The Vintage Port session (Half A Century of Superlative Port) was one of the highlights of the Decanter Fine Wine Encounter for me. I had the chance to taste some absolute gems – including the rare Dow’s 1966, Graham’s 1963, Warre’s 1960 and the exceptionally rare Graham’s 1955. A line-up like that deserves a separate article and I’ll write that at some point.

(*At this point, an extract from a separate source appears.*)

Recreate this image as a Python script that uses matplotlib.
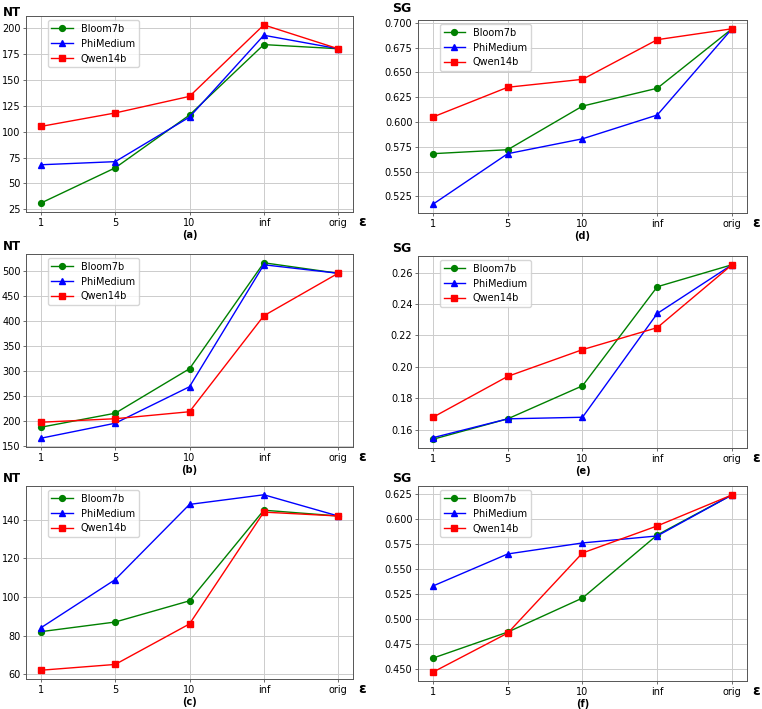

Attending the Decanter Fine Wine Encounter 2010 was definitely a good investment and worth every minute that I spent there. It was different from the trade shows that I usually attend – where the focus is on the business of finding suppliers/importers and there are all kinds of wines (not just good wines). At this event by contrast, the focus is on enjoying the wine – and most of the wineries are reputed producers that were showing good to excellent wines. So what was missing at Decanter Fine Wine Encounter? If anyone at Decanter is reading this article (or reading it to this point!) – I do have a wish-list. For one, I would have liked to see Sherry and Madeira represented. I may have missed something, but I did not see a single Sherry or Madeira at the event. As the pages of Decanter keep reminding us, these are among the greatest (albeit underappreciated) wines in the world. I would also have liked to see more Burgundy and California. There’s always a wish-list, but it does not detract in any way from the excellent show overall!